KANSAS CITY, Kan. — A federal judge in Kansas has appointed an Ohio attorney to investigate whether recordings of attorney-client meetings and phone calls at a privately run federal prison violated the inmates’ constitutional right to a fair trial.
U.S. District Judge Julie Robinson on Tuesday named David R. Cohen as special master, or expert, to examine audio and video recordings from the Corrections Corp. of America prison in Leavenworth and identify any confidential information contained in them.
The recordings came to light in August after federal prosecutors tried to force a defense attorney off two cases using footage subpoenaed by a grand jury in a broad contraband probe at the prison, according to court documents.
The subpoena sought all surveillance footage at the prison as part of an investigation into a conspiracy involving as many as 95 inmates and 60 people outside the facility. The thousands of hours of video turned over to investigators included footage of attorneys meeting with clients.

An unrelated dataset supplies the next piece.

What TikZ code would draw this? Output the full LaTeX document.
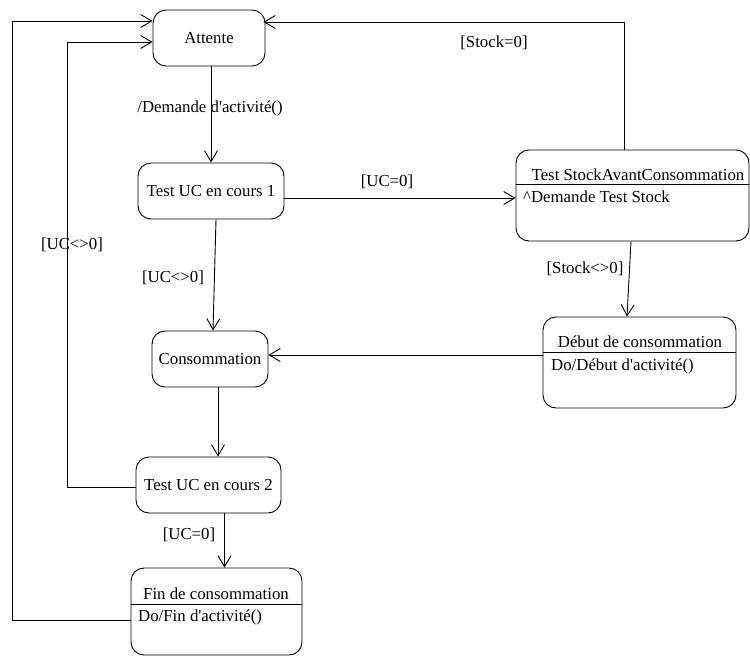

Cohen’s initial duty will be to evaluate whether it’s economically feasible to dig through the massive amount of recordings and identify and retain privileged information.
The Cleveland lawyer will be compensated at a rate of $500 an hour, which the judge ordered the federal government to pay.
Last month, Robinson accused an assistant prosecutor of improperly trying to access her chambers — where video evidence from CCA has been impounded — after hours while the judge was on vacation.
Robinson initially said she was considering whether the special master should also investigate the actions of the prosecutor’s office, but in her Tuesday order said that won’t be part of Cohen’s efforts “at this time.”
Cohen recently served as a special master in a federal class-action lawsuit against Sprint Nextel Corp.